The gap is allowed under a federal program designed to create jobs for people with significant disabilities, both as a way to train them for a spot in the workforce and to help them lead more active lives. Disclosure forms show Goodwill in recent years paid some workers in Miami and Fort Lauderdale less than 40 cents an hour, while the average wage hit $4.76 for nearly 300 garment workers like Williams in the program.
Williams started at Goodwill nine years ago, and said the job treats him well. “I like working here,” he said during a brief interview at his sewing station. “I enjoy the people.” As for his paycheck, the Miami Gardens resident said part of it goes to pay rent and that he puts some of it away when he can. “I try to save it a little bit,” he said.
About 3,000 organizations across the country use the program, which has come under national scrutiny this summer on the heels of a critical NBC News report and a revived effort by advocacy groups to end the practice. A congressman in Mississippi with an adult son with a disability has introduced legislation to end the program. Critics contend the low wages help sustain charity executives’ six-figure salaries, and discourage the organizations from trying harder to move disabled workers into regular jobs
“Even a person with a significant disability can do one thing and do it well,” said Anil Lewis, director of advocacy for the National Federation of the Blind. “Goodwill says they train people with disabilities. But if they’re still getting sub-minimum wages, how is that training?”
South Florida Goodwill executives note only about 400 of their 2,500 workers earn the sub-minimum wages allowed by the federal program, and that the lower payroll costs allow them to employ far more people with disabilities than they could otherwise afford.
“Could we operate with people earning 100 percent” of a regular wage, asked Dennis Pastrana, president of Goodwill of South Florida’s since 1979. “Yes. But we would have to eliminate the people who have limited abilities ... Many of them will not be employable anywhere.”
South Florida Goodwill reported serving more than 4,000 people last year, with revenues topping $93 million.
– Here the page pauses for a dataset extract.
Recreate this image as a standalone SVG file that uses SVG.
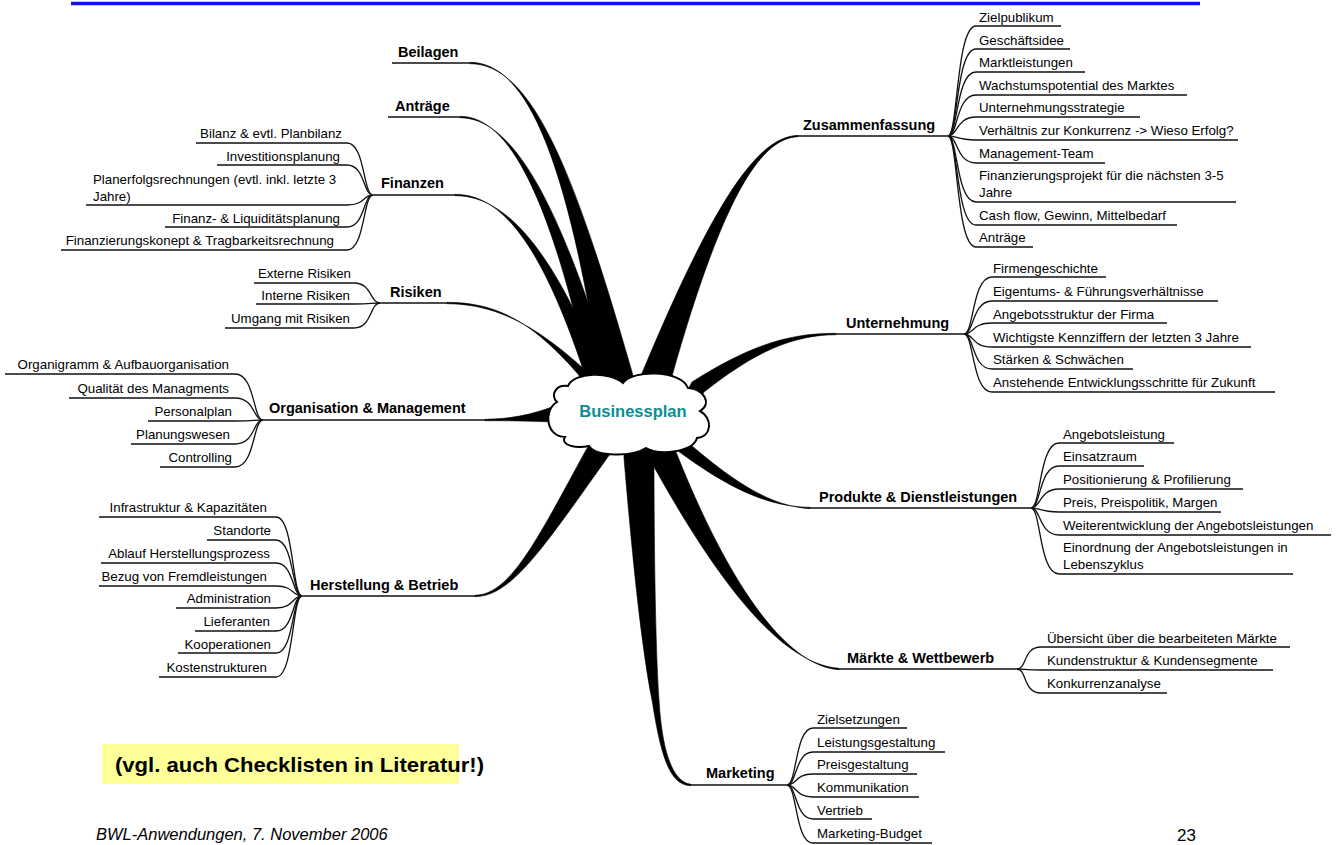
<svg xmlns="http://www.w3.org/2000/svg" width="1339" height="845" viewBox="0 0 1339 845">
<style>
.sub{font-family:"Liberation Sans",Arial,sans-serif;font-size:13.3px;fill:#000}
.end{text-anchor:end}
.main{font-family:"Liberation Sans",Arial,sans-serif;font-size:14.5px;font-weight:bold;fill:#000}
.ln{fill:none;stroke:#111;stroke-width:1.3}
.ml{fill:none;stroke:#111;stroke-width:1.6}
.br{fill:#000;stroke:#000;stroke-width:0.6}
</style>
<rect width="1339" height="845" fill="#fff"/>
<line x1="71" y1="3.5" x2="1200" y2="3.5" stroke="#1010ee" stroke-width="3.4"/>
<g id="connectors">
  <path class="br" d="M470 62.3 C530 62.3 568 170 600 372 L604 395 L638 395 L632 372 C574 170 532 63.7 470 63.7 Z"/>
  <path class="br" d="M460 116.3 C510 116.3 550 200 588 370 L592 392 L614 392 L610 370 C558 200 512 117.7 460 117.7 Z"/>
  <path class="br" d="M455 194.3 C500 194.3 540 240 584 372 L588 392 L606 392 L602 372 C548 240 502 195.7 455 195.7 Z"/>
  <path class="br" d="M447 302.3 C500 302.3 535 325 578 374 L592 395 L612 398 L596 380 C545 332 502 303.7 447 303.7 Z"/>
  <path class="br" d="M485 419.3 C510 419 530 415 552 407 L566 405 L566 423 L552 422 C530 421 510 420.7 485 420.7 Z"/>
  <path class="br" d="M475 595.3 C510 595 537 540 586 450 L594 438 L616 440 L610 454 C545 545 512 596.7 475 596.7 Z"/>
  <path class="br" d="M798 135.3 C760 137 718 190 640 378 L636 392 L668 392 L672 376 C724 192 762 138 798 136.7 Z"/>
  <path class="br" d="M836 333.3 C790 333 750 345 692 382 L685 395 L697 402 L704 392 C755 352 792 335 836 334.7 Z"/>
  <path class="br" d="M810 507.3 C770 507 730 490 674 448 L668 440 L688 436 L692 446 C738 485 772 506 810 508.7 Z"/>
  <path class="br" d="M839 668.3 C780 664 716 580 648 456 L644 440 L670 440 L676 452 C726 578 784 666 839 669.7 Z"/>
  <path class="br" d="M624 440 L624 458 C630 530 640 640 652 700 C660 750 668 785.7 691 785.7 L691 784.3 C672 782 662 750 659 700 C655 640 654 530 654 458 L654 440 Z"/>
  <path class="ml" d="M392 63 L470 63"/>
  <path class="ml" d="M388 117 L460 117"/>
  <path class="ml" d="M373 195 L455 195"/>
  <path class="ml" d="M380 303 L447 303"/>
  <path class="ml" d="M263 420 L485 420"/>
  <path class="ml" d="M302 596 L475 596"/>
  <path class="ml" d="M798 136 L948 136"/>
  <path class="ml" d="M836 334 L964 334"/>
  <path class="ml" d="M810 508 L1031 508"/>
  <path class="ml" d="M839 669 L1017 669"/>
  <path class="ml" d="M691 785 L787 785"/>
  <path class="ln" d="M948 136 C958 136 956 26 976 26 L1061 26"/>
  <path class="ln" d="M948 136 C958 136 956 49 976 49 L1070 49"/>
  <path class="ln" d="M948 136 C958 136 956 72 976 72 L1085 72"/>
  <path class="ln" d="M948 136 C958 136 956 95 976 95 L1187 95"/>
  <path class="ln" d="M948 136 C958 136 956 117 976 117 L1140 117"/>
  <path class="ln" d="M948 136 C958 136 956 140 976 140 L1238 140"/>
  <path class="ln" d="M948 136 C958 136 956 163 976 163 L1105 163"/>
  <path class="ln" d="M948 136 C958 136 956 202 976 202 L1236 202"/>
  <path class="ln" d="M948 136 C958 136 956 225 976 225 L1177 225"/>
  <path class="ln" d="M948 136 C958 136 956 247 976 247 L1033 247"/>
  <path class="ln" d="M964 334 C974 334 972 277 992 277 L1106 277"/>
  <path class="ln" d="M964 334 C974 334 972 301 992 301 L1218 301"/>
  <path class="ln" d="M964 334 C974 334 972 323 992 323 L1167 323"/>
  <path class="ln" d="M964 334 C974 334 972 347 992 347 L1251 347"/>
  <path class="ln" d="M964 334 C974 334 972 369 992 369 L1133 369"/>
  <path class="ln" d="M964 334 C974 334 972 392 992 392 L1275 392"/>
  <path class="ln" d="M1031 508 C1041 508 1039 443 1059 443 L1174 443"/>
  <path class="ln" d="M1031 508 C1041 508 1039 466 1059 466 L1144 466"/>
  <path class="ln" d="M1031 508 C1041 508 1039 489 1059 489 L1243 489"/>
  <path class="ln" d="M1031 508 C1041 508 1039 512 1059 512 L1221 512"/>
  <path class="ln" d="M1031 508 C1041 508 1039 535 1059 535 L1331 535"/>
  <path class="ln" d="M1031 508 C1041 508 1039 574 1059 574 L1293 574"/>
  <path class="ln" d="M1017 669 C1027 669 1023 647 1041 647 L1290 647"/>
  <path class="ln" d="M1017 669 C1027 669 1023 670 1041 670 L1273 670"/>
  <path class="ln" d="M1017 669 C1027 669 1023 693 1041 693 L1167 693"/>
  <path class="ln" d="M787 785 C797 785 795 728 813 728 L907 728"/>
  <path class="ln" d="M787 785 C797 785 795 752 813 752 L945 752"/>
  <path class="ln" d="M787 785 C797 785 795 774 813 774 L917 774"/>
  <path class="ln" d="M787 785 C797 785 795 797 813 797 L919 797"/>
  <path class="ln" d="M787 785 C797 785 795 819 813 819 L872 819"/>
  <path class="ln" d="M787 785 C797 785 795 843 813 843 L932 843"/>
  <path class="ln" d="M373 195 C363 195 365 143 347 143 L196 143"/>
  <path class="ln" d="M373 195 C363 195 365 165 347 165 L217 165"/>
  <path class="ln" d="M373 195 C363 195 365 205 347 205 L86 205"/>
  <path class="ln" d="M373 195 C363 195 365 227 347 227 L165 227"/>
  <path class="ln" d="M373 195 C363 195 365 250 347 250 L61 250"/>
  <path class="ln" d="M380 303 C370 303 372 283 354 283 L254 283"/>
  <path class="ln" d="M380 303 C370 303 372 304 354 304 L256 304"/>
  <path class="ln" d="M380 303 C370 303 372 328 354 328 L225 328"/>
  <path class="ln" d="M263 420 C253 420 255 374 235 374 L5 374"/>
  <path class="ln" d="M263 420 C253 420 255 398 235 398 L69 398"/>
  <path class="ln" d="M263 420 C253 420 255 421 235 421 L148 421"/>
  <path class="ln" d="M263 420 C253 420 255 444 235 444 L131 444"/>
  <path class="ln" d="M263 420 C253 420 255 467 235 467 L160 467"/>
  <path class="ln" d="M302 596 C292 596 294 517 276 517 L99 517"/>
  <path class="ln" d="M302 596 C292 596 294 540 276 540 L207 540"/>
  <path class="ln" d="M302 596 C292 596 294 563 276 563 L101 563"/>
  <path class="ln" d="M302 596 C292 596 294 586 276 586 L99 586"/>
  <path class="ln" d="M302 596 C292 596 294 608 276 608 L176 608"/>
  <path class="ln" d="M302 596 C292 596 294 631 276 631 L195 631"/>
  <path class="ln" d="M302 596 C292 596 294 653 276 653 L178 653"/>
  <path class="ln" d="M302 596 C292 596 294 677 276 677 L159 677"/>
</g>
<g id="center">
  <path d="M557 402 C550 395 556 384 568 386 C574 372 610 371 623 383 C633 369 681 370 688 388 C703 389 713 403 700 411 C713 418 712 437 697 438 C693 452 660 456 646 448 C632 457 596 457 589 446 C576 449 560 445 565 437 C546 437 543 410 557 402 Z" fill="#fff" stroke="#000" stroke-width="2"/>
  <text x="633" y="417" text-anchor="middle" font-family="Liberation Sans, Arial, sans-serif" font-size="16.5" font-weight="bold" fill="#0a8f8f">Businessplan</text>
</g>
<g id="beilagen"><text class="main" x="398" y="57">Beilagen</text></g>
<g id="antraege"><text class="main" x="395" y="111">Anträge</text></g>
<g id="finanzen">
  <text class="main" x="381" y="188">Finanzen</text>
  <text class="sub end" x="342" y="138">Bilanz &amp; evtl. Planbilanz</text>
  <text class="sub end" x="340" y="161">Investitionsplanung</text>
  <text class="sub" x="93" y="184">Planerfolgsrechnungen (evtl. inkl. letzte 3<tspan x="93" dy="16.5">Jahre)</tspan></text>
  <text class="sub end" x="340" y="223">Finanz- &amp; Liquiditätsplanung</text>
  <text class="sub end" x="334" y="245">Finanzierungskonept &amp; Tragbarkeitsrechnung</text>
</g>
<g id="risiken">
  <text class="main" x="390" y="297">Risiken</text>
  <text class="sub end" x="351" y="278">Externe Risiken</text>
  <text class="sub end" x="350" y="300">Interne Risiken</text>
  <text class="sub end" x="350" y="323">Umgang mit Risiken</text>
</g>
<g id="organisation">
  <text class="main" x="269" y="413">Organisation &amp; Management</text>
  <text class="sub end" x="229" y="369">Organigramm &amp; Aufbauorganisation</text>
  <text class="sub end" x="229" y="393">Qualität des Managments</text>
  <text class="sub end" x="232" y="416">Personalplan</text>
  <text class="sub end" x="230" y="439">Planungswesen</text>
  <text class="sub end" x="232" y="462">Controlling</text>
</g>
<g id="herstellung">
  <text class="main" x="310" y="590">Herstellung &amp; Betrieb</text>
  <text class="sub end" x="267" y="512">Infrastruktur &amp; Kapazitäten</text>
  <text class="sub end" x="271" y="535">Standorte</text>
  <text class="sub end" x="270" y="558">Ablauf Herstellungsprozess</text>
  <text class="sub end" x="267" y="581">Bezug von Fremdleistungen</text>
  <text class="sub end" x="271" y="603">Administration</text>
  <text class="sub end" x="270" y="626">Lieferanten</text>
  <text class="sub end" x="271" y="649">Kooperationen</text>
  <text class="sub end" x="267" y="672">Kostenstrukturen</text>
</g>
<g id="zusammenfassung">
  <text class="main" x="803" y="130">Zusammenfassung</text>
  <text class="sub" x="979" y="22">Zielpublikum</text>
  <text class="sub" x="979" y="45">Geschäftsidee</text>
  <text class="sub" x="979" y="67">Marktleistungen</text>
  <text class="sub" x="979" y="90">Wachstumspotential des Marktes</text>
  <text class="sub" x="979" y="112">Unternehmungsstrategie</text>
  <text class="sub" x="979" y="135">Verhältnis zur Konkurrenz -&gt; Wieso Erfolg?</text>
  <text class="sub" x="979" y="158">Management-Team</text>
  <text class="sub" x="979" y="180">Finanzierungsprojekt für die nächsten 3-5<tspan x="979" dy="17">Jahre</tspan></text>
  <text class="sub" x="979" y="220">Cash flow, Gewinn, Mittelbedarf</text>
  <text class="sub" x="979" y="242">Anträge</text>
</g>
<g id="unternehmung">
  <text class="main" x="846" y="328">Unternehmung</text>
  <text class="sub" x="993" y="273">Firmengeschichte</text>
  <text class="sub" x="993" y="296">Eigentums- &amp; Führungsverhältnisse</text>
  <text class="sub" x="993" y="319">Angebotsstruktur der Firma</text>
  <text class="sub" x="993" y="342">Wichtigste Kennziffern der letzten 3 Jahre</text>
  <text class="sub" x="993" y="364">Stärken &amp; Schwächen</text>
  <text class="sub" x="993" y="387">Anstehende Entwicklungsschritte für Zukunft</text>
</g>
<g id="produkte">
  <text class="main" x="819" y="502">Produkte &amp; Dienstleistungen</text>
  <text class="sub" x="1063" y="439">Angebotsleistung</text>
  <text class="sub" x="1063" y="461">Einsatzraum</text>
  <text class="sub" x="1063" y="484">Positionierung &amp; Profilierung</text>
  <text class="sub" x="1063" y="507">Preis, Preispolitik, Margen</text>
  <text class="sub" x="1063" y="530">Weiterentwicklung der Angebotsleistungen</text>
  <text class="sub" x="1063" y="552">Einordnung der Angebotsleistungen in<tspan x="1063" dy="16.5">Lebenszyklus</tspan></text>
</g>
<g id="maerkte">
  <text class="main" x="847" y="663">Märkte &amp; Wettbewerb</text>
  <text class="sub" x="1047" y="643">Übersicht über die bearbeiteten Märkte</text>
  <text class="sub" x="1047" y="665">Kundenstruktur &amp; Kundensegmente</text>
  <text class="sub" x="1047" y="688">Konkurrenzanalyse</text>
</g>
<g id="marketing">
  <text class="main" x="706" y="778">Marketing</text>
  <text class="sub" x="817" y="724">Zielsetzungen</text>
  <text class="sub" x="817" y="747">Leistungsgestaltung</text>
  <text class="sub" x="817" y="769">Preisgestaltung</text>
  <text class="sub" x="817" y="792">Kommunikation</text>
  <text class="sub" x="817" y="815">Vertrieb</text>
  <text class="sub" x="817" y="838">Marketing-Budget</text>
</g>
<g id="note">
  <rect x="102" y="744" width="357" height="40" fill="#ffff99"/>
  <text x="115" y="772" font-family="Liberation Sans, Arial, sans-serif" font-size="21" font-weight="bold" fill="#000" textLength="369" lengthAdjust="spacingAndGlyphs">(vgl. auch Checklisten in Literatur!)</text>
</g>
<g id="footer">
  <text x="96" y="840" font-family="Liberation Sans, Arial, sans-serif" font-size="16.5" font-style="italic" fill="#000">BWL-Anwendungen, 7. November 2006</text>
  <text x="1177" y="841" font-family="Liberation Sans, Arial, sans-serif" font-size="17" fill="#000">23</text>
</g>
</svg>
The non-profit and other organizations using the program say the low wages make easy targets but that critics ignore the steep challenge of finding productive jobs for people with significant disabilities. “It’s really easy to say, ‘Oh, my gosh, they’re not paying the minimum wage,’ ” said Michael Messer, president of Miami’s the Arc of South Florida, which runs a packing center that employs people with disabilities and is not affiliated with Goodwill. “But I want as many people as possible to be in the program.”